Lors d’une interview exclusive, Alain Le Noir, de par ses 25 années de service pour les banques, et son statut de Secrétaire Exécutif du Club des Dirigeants des Banques et Etablissements de Crédits d’Afrique durant une vingtaine d’années, nous a retracé l’historique et l’évolution des banques en Afrique francophone. Il nous a également livré son point de vue sur le secteur bancaire et le système financier à Madagascar.
• Madagascar Tribune : Quel est votre point de vue sur le développement du secteur bancaire à Madagascar ?
– Alain Le Noir : « Je trouve que le secteur bancaire à Madagascar est très dynamique, j’ai pu constater l’ouverture de nombreuses agences, la mise en place de nombreux distributeurs et guichets automatiques. Sa politique de communication a également évolué. On note une forte concurrence au niveau des offres. Mais ce qui m’a beaucoup marqué, que ce soit à Madagascar ou dans d’autres pays de l’Afrique francophone, c’est le changement au niveau du service. Le Directeur Général d’une banque devient plus accessible. Si auparavant, les clients prient pour être reçus, actuellement, c’est le Directeur Général en personne qui approche sa clientèle. Une bonne démarche à perdurer ».
• Etant donné la multiplication considérable en effectif des banques en Afrique, pensez-vous que l’installation de nouvelles banques à Madagascar serait encore possible ?
– « Madagascar est encore une niche exploitable contrairement à d’autres pays en Afrique. L’installation de 4 ou 5 banques de plus est tout à fait envisageable ».
• Quelles sont les conditions requises pour la pérennisation d’une banque ?
– « Comme toute entreprise commerciale, pour développer et pérenniser ses activités, les dirigeants d’une banque doivent faire montre d’une bonne capacité de gestion, ils doivent être en veille des exigences du marché et innover en permanence en termes de produits et de services.
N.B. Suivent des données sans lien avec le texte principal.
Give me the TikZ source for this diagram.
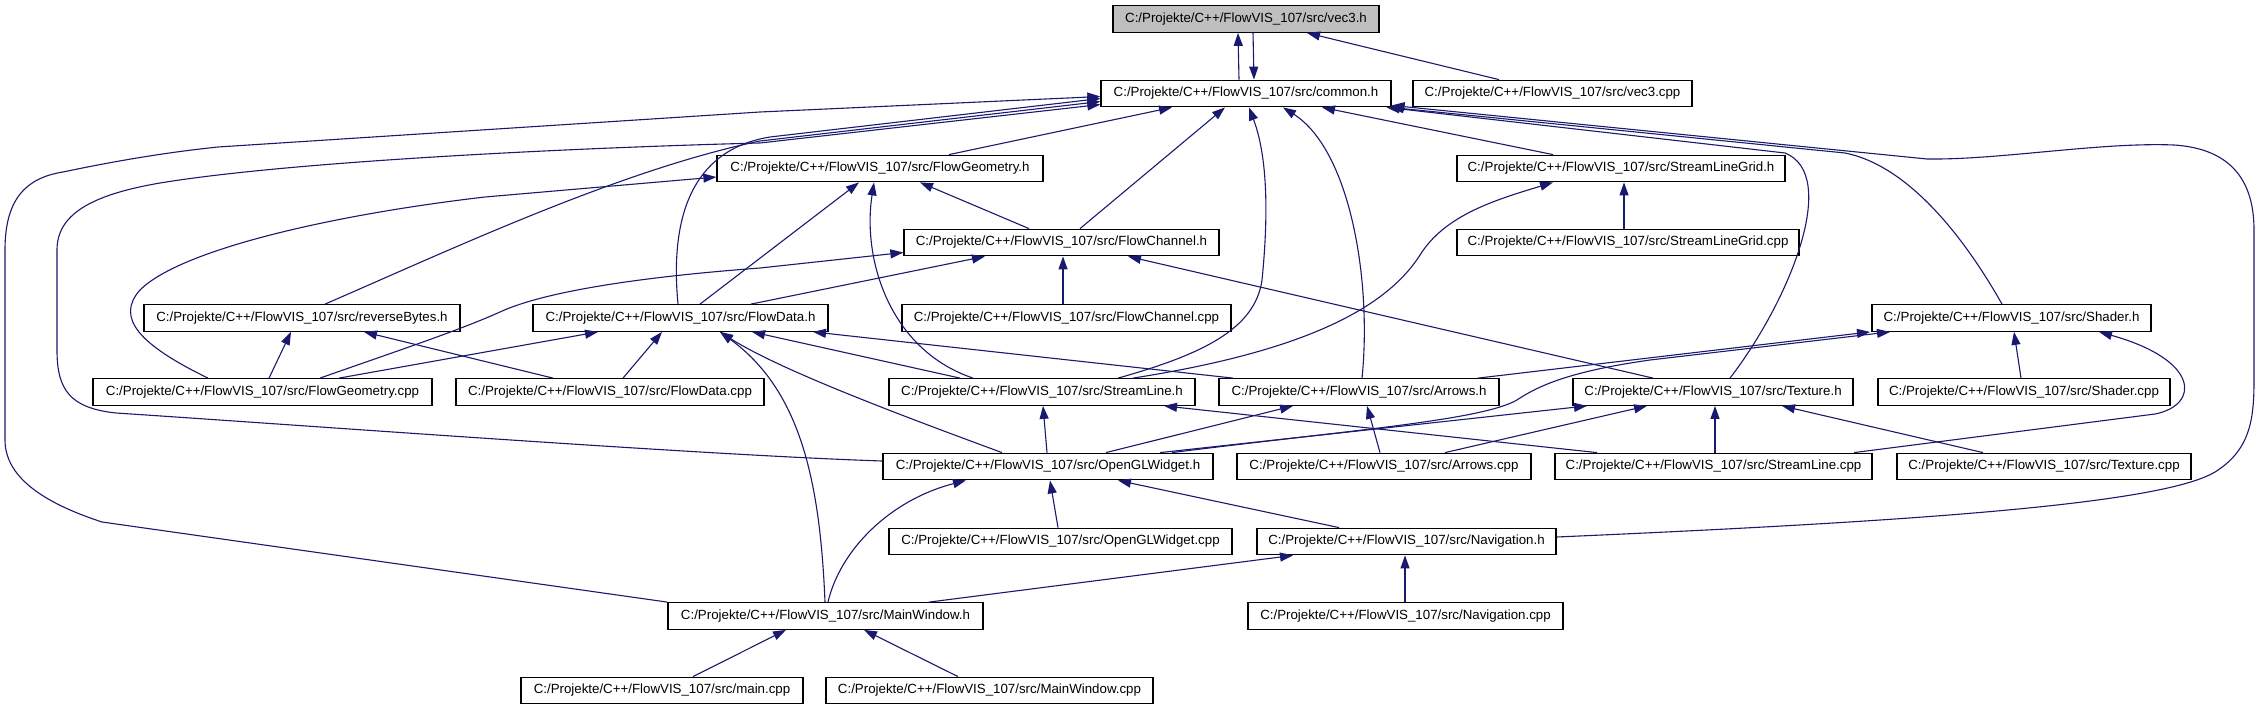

Ses conditions de survie par rapport à ses concurrents dépendent entre autres d’une bonne qualité des ressources humaines ».
• Quels sont les critères d’appréciation d’une qualité des ressources humaines ?
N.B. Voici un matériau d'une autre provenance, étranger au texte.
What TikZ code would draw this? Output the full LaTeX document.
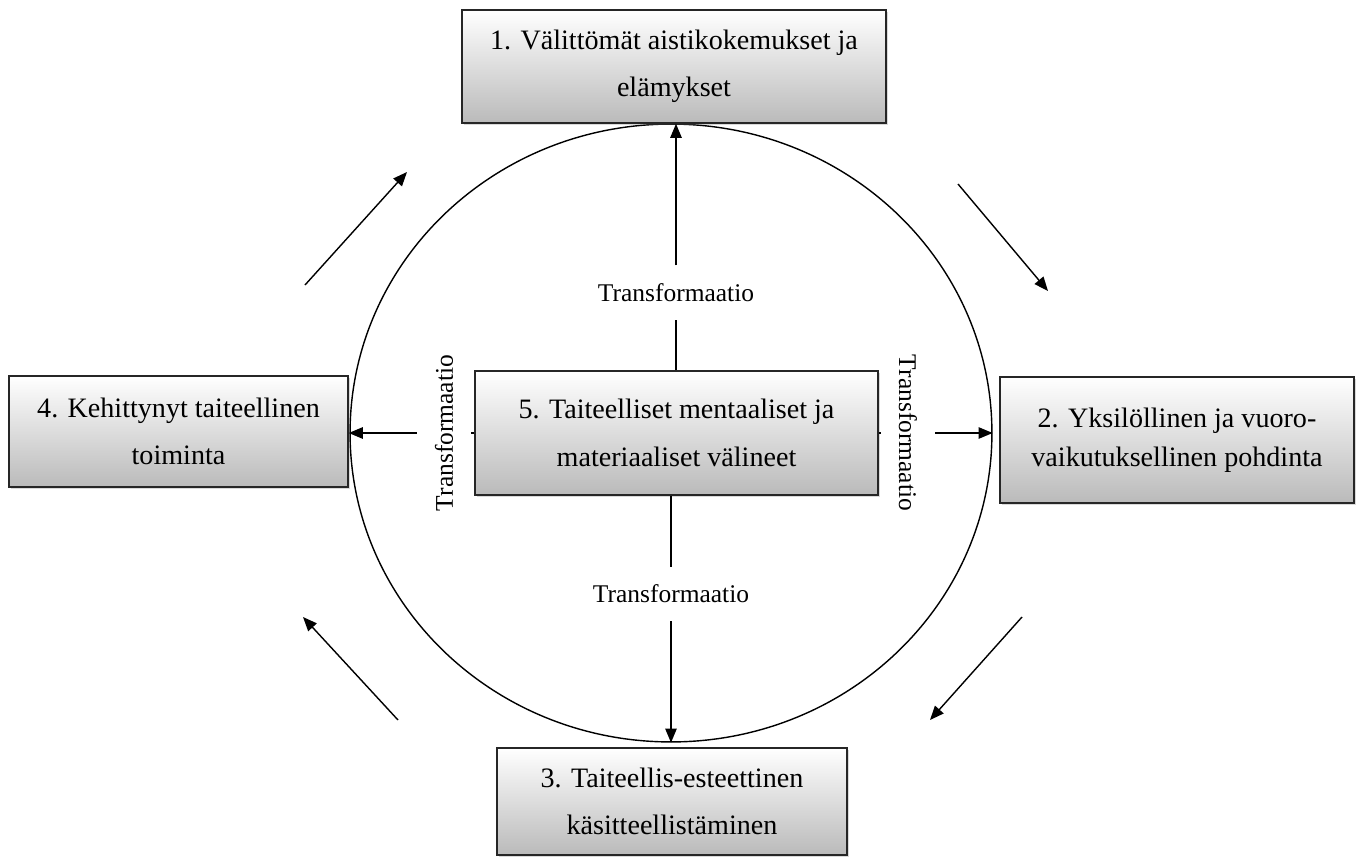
\documentclass[tikz,border=0pt]{standalone}
\usepackage{fontspec}
\setmainfont{Liberation Serif}
\usetikzlibrary{positioning, arrows.meta, shapes.geometric, shadows}

\begin{document}
\begin{tikzpicture}[%
    x=0.02cm, y=-0.02cm,
    font=\fontsize{16}{27}\selectfont,
    >={Triangle[length=8pt, width=6.5pt]},
    line width=0.8pt,
    % Boxes
    stage/.style={draw=black!85, line width=0.9pt, rectangle, align=center, inner sep=0pt,
        top color=white, bottom color=black!27,
        drop shadow={shadow xshift=1.2pt, shadow yshift=-1.2pt, opacity=0.3}},
    trans/.style={font=\fontsize{14.5}{17}\selectfont, text height=10pt, text depth=0pt,
        inner xsep=2pt, inner ysep=10pt},
    cycleline/.style={draw, ellipse, line width=0.8pt, inner sep=0pt}
]
\useasboundingbox (0,0) rectangle (1357,859);

% --- Circle ---
\node[cycleline, minimum width=12.84cm, minimum height=12.36cm] (circ) at (671,433) {};

% --- Stages ---
\node[stage, minimum width=8.48cm, minimum height=2.26cm] (exp) at (674,66.5) {1. Välittömät aistikokemukset ja\\elämykset};
\node[stage, minimum width=7.08cm, minimum height=2.52cm, font=\fontsize{16}{22}\selectfont] (refl) at (1177,440) {2. Yksilöllinen ja vuoro-\\vaikutuksellinen pohdinta};
\node[stage, minimum width=7.0cm, minimum height=2.14cm] (concept) at (672,801.5) {3. Taiteellis-esteettinen\\käsitteellistäminen};
\node[stage, minimum width=6.78cm, minimum height=2.22cm] (action) at (178.5,431.5) {4. Kehittynyt taiteellinen\\toiminta};
\node[stage, minimum width=8.06cm, minimum height=2.48cm] (tools) at (676.5,433) {5. Taiteelliset mentaaliset ja\\materiaaliset välineet};

% --- Transformaatio labels ---
\node[trans] (tup) at (676,292.5) {Transformaatio};
\node[trans] (tdown) at (671,594) {Transformaatio};
\node[trans, rotate=90] (tleft) at (444,433) {Transformaatio};
\node[trans, rotate=-90] (tright) at (908,433) {Transformaatio};

% Connections from 5
\draw (tools.north -| tup) -- (tup);
\draw[->] (tup) -- (tup |- exp.south);
\draw (tools.south -| tdown) -- (tdown);
\draw[->] (tdown) -- (tdown |- circ.south);
\draw (tools.west) -- (tleft);
\draw[->] (tleft) -- (tleft -| action.east);
\draw (tools.east) -- (tright);
\draw[->] (tright) -- (tright -| circ.east);

% --- Cycle arrows ---
\coordinate (cycA) at (305,285);
\coordinate (cycAend) at (407,172);
\coordinate (cycB) at (958,184);
\coordinate (cycBend) at (1048,291);
\coordinate (cycC) at (1022,617);
\coordinate (cycCend) at (930,720);
\coordinate (cycD) at (398,720);
\coordinate (cycDend) at (303,617);

\draw[->] (cycA) -- (cycAend);
\draw[->] (cycB) -- (cycBend);
\draw[->] (cycC) -- (cycCend);
\draw[->] (cycD) -- (cycDend);

\end{tikzpicture}
\end{document}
– « La qualité des ressources humaines d’une banque peut être appréciée de par un esprit commercial qui se soucie davantage de sa clientèle, un professionnalisme dans son métier étant donné que la banque regroupe plusieurs métiers, et une conscience de gestionnaire ayant un souci de la rentabilité dans le respect de la réglementation ».
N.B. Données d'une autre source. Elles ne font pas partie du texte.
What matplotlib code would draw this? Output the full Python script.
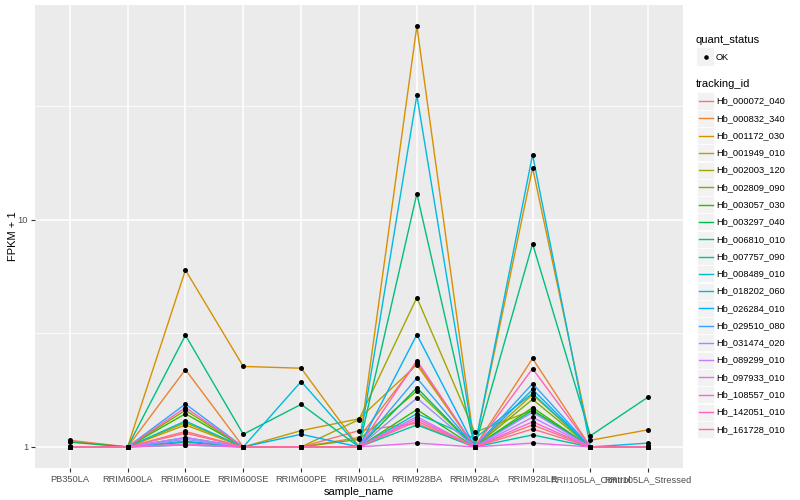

• Existe-t-il un moyen pour acquérir ces qualités ?
– « Il n’y a pas de miracle. Tout ceci passe par la formation. Une formation permanente, pointue, adaptée à la réalité ».
• Quelles sont les difficultés dans le métier de la banque ?
– « La gestion du risque est la principale difficulté dans le métier. Il n’est pas évident d’appréhender le risque car les documents financiers présentés par les clients sont peu fiables. Les prises de décision restent alors très difficiles. Et souvent, on les base sur la connaissance des hommes. C’est pour cette raison que la banque est exigeante en terme de garantie et que le taux de crédit devient trop élevé ».
• Comment trouvez-vous la structure du système financier à Madagascar ?
– « Madagascar dispose d’une structure financière presque complète : on peut noter d’une part la présence de nombreuses banques commerciales, et d’autre part les établissements spécialisés tels que les établissements de microcrédit, les sociétés de capital risque, de crédit bail ».
• D’après vous quel est le type de système qui correspond le mieux aux besoins de Madagascar ?
– « Les besoins ressentis à Madagascar sont identiques aux besoins des autres pays en développement, à savoir, un besoin en logement social et un apport en financement des moyennes entreprises.
Les banques et les autres institutions essaient tant bien que mal de satisfaire les besoins des Malgaches. Mais 2/3 de leurs ressources sont constituées par des ressources à vue, à court terme. Elles ne peuvent ainsi s’étaler sur le financement des crédits à moyen et à long terme. Leur vocation est de répondre aux demandes de crédits de trésorerie, au financement du cycle de fonctionnement de l’entreprise. D’où la nécessité d’une institution qui, à partir d’une ressource longue peut faciliter le financement du développement. La mise en place d’une banque de développement sera la solution adéquate.